Count the lines that include the string "React", and give only that number.

• _Extracted information_:
— Begin —

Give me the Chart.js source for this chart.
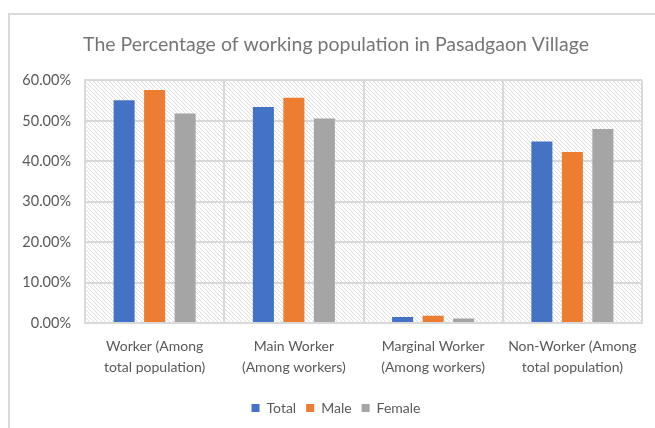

— End —
— Begin —

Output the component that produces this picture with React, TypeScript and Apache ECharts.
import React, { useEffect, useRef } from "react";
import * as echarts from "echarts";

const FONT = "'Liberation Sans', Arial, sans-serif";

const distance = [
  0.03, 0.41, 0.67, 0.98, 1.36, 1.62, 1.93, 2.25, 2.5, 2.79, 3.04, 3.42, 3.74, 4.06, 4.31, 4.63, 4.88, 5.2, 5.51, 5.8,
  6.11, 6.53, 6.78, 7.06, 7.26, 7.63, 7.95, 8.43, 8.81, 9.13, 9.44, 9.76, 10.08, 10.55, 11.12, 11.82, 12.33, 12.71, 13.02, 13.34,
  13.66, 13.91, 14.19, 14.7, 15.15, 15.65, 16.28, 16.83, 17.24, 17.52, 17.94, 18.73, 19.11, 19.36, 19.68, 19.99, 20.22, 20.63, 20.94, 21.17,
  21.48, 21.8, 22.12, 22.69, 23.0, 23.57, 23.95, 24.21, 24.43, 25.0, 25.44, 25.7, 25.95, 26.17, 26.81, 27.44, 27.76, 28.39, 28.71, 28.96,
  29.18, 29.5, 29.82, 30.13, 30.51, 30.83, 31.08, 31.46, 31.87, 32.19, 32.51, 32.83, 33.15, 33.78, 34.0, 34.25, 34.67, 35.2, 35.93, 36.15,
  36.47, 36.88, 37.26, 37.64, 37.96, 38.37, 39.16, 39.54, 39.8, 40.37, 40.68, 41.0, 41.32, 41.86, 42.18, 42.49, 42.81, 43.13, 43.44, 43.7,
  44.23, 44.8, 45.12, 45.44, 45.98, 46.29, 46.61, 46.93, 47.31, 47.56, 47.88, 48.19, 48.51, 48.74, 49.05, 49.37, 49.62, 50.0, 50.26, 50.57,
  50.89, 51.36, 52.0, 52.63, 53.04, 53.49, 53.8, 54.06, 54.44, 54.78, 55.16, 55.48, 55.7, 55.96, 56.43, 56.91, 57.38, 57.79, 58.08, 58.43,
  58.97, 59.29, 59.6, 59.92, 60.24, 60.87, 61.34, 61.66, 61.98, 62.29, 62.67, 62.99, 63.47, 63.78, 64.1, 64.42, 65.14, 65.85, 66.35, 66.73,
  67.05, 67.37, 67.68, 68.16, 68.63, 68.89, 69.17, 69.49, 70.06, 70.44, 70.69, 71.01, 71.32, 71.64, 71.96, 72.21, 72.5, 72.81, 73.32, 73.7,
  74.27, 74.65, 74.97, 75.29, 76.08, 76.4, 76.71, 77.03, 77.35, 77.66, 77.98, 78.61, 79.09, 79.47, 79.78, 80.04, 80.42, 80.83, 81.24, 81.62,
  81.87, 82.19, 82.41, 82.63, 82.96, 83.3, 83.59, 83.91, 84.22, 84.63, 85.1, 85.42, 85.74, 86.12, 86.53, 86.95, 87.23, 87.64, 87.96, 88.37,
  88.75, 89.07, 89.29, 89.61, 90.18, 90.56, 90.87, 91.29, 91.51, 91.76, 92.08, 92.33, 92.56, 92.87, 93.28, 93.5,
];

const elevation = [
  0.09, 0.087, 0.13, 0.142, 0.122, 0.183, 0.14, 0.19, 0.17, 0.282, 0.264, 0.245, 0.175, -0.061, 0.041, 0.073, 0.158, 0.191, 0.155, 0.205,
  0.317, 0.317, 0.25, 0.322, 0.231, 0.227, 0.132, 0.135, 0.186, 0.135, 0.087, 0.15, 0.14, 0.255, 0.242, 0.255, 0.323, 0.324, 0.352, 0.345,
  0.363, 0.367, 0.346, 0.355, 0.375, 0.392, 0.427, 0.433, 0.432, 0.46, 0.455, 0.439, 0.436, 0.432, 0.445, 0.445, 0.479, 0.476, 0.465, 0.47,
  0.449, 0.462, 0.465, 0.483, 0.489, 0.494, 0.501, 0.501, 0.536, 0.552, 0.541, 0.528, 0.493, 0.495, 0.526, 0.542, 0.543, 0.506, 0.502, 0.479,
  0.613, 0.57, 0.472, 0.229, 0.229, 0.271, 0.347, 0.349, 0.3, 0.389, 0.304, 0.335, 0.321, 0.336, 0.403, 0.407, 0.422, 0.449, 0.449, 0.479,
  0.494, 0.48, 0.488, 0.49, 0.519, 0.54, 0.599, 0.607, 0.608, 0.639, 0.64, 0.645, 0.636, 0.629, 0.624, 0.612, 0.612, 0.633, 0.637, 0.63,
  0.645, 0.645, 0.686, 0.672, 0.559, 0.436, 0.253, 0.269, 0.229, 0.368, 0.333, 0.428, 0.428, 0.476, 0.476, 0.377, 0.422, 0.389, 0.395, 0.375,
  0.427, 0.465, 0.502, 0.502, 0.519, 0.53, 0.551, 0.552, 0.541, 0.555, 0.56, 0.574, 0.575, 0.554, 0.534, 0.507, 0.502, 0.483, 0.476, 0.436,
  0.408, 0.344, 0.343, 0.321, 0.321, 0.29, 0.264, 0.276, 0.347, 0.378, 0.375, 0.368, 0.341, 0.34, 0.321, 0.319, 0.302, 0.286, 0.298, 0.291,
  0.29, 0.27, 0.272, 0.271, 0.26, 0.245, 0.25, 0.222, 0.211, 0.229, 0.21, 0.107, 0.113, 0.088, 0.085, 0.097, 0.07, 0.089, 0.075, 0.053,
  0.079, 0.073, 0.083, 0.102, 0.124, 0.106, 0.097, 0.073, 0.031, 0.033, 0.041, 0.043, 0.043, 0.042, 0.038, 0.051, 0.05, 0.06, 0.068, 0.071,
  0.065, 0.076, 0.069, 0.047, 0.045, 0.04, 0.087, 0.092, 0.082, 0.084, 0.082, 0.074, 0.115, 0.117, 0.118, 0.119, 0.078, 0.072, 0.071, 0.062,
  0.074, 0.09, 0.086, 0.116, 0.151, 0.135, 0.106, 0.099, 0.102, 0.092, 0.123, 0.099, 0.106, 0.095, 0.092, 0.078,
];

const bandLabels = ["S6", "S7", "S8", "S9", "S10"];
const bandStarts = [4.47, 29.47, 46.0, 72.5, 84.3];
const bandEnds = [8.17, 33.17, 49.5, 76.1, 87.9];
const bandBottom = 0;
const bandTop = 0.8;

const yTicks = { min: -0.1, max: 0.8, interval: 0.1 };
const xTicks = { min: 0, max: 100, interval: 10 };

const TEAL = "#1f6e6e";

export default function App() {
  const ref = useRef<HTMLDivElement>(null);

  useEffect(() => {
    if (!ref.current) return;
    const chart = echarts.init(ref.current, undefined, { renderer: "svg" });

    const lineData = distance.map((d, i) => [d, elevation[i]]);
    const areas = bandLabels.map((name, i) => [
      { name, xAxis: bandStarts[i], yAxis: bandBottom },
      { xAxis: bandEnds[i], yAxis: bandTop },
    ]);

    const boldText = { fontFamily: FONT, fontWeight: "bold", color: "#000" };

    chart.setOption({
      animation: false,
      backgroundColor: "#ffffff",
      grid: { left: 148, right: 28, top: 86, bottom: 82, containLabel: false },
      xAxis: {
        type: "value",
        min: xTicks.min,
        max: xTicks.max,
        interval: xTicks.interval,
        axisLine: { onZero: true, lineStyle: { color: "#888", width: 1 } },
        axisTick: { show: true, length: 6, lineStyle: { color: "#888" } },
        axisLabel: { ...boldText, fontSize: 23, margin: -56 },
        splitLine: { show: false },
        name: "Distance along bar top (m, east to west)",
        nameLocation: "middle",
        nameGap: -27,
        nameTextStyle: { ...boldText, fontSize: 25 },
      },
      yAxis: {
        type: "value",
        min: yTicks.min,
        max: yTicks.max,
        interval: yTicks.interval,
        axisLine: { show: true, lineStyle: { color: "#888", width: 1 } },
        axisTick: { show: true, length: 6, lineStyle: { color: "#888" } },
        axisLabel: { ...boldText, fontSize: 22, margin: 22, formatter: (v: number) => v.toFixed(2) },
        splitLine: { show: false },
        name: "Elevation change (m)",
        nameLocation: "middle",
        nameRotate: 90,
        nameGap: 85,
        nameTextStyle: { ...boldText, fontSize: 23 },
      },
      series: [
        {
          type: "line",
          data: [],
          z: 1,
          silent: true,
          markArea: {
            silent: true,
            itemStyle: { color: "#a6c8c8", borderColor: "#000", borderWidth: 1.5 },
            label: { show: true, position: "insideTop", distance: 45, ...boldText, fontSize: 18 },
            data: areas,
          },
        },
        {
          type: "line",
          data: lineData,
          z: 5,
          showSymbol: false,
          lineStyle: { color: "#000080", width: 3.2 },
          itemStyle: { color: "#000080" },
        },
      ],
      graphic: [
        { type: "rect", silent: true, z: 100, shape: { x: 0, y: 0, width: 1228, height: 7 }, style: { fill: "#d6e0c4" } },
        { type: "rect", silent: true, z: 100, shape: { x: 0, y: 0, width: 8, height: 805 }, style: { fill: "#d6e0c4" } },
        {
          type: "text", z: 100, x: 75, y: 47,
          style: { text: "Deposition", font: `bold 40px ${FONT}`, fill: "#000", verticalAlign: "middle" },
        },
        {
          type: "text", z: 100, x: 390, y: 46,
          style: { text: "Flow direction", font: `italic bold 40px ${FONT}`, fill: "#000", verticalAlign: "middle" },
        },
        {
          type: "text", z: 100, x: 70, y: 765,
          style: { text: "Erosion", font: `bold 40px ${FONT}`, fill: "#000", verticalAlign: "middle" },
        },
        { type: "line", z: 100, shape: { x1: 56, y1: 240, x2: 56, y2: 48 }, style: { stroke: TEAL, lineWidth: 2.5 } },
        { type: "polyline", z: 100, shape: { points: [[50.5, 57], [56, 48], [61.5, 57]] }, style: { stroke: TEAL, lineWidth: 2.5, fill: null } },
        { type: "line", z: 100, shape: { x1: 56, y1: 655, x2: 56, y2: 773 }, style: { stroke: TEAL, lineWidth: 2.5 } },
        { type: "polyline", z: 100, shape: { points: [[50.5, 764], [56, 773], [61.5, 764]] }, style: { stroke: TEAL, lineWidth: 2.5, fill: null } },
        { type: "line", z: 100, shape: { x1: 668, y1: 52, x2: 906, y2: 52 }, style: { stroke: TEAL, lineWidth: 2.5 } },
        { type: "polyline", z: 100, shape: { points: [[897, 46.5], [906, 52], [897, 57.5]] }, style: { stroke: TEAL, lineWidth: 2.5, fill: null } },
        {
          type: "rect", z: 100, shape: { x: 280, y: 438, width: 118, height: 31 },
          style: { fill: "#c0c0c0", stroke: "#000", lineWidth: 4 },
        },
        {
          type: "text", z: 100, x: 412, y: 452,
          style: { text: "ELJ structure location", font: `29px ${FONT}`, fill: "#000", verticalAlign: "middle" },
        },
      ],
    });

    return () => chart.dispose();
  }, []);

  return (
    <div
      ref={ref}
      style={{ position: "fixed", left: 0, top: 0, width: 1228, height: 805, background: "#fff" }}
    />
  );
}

— End —

• _The completed task_: 2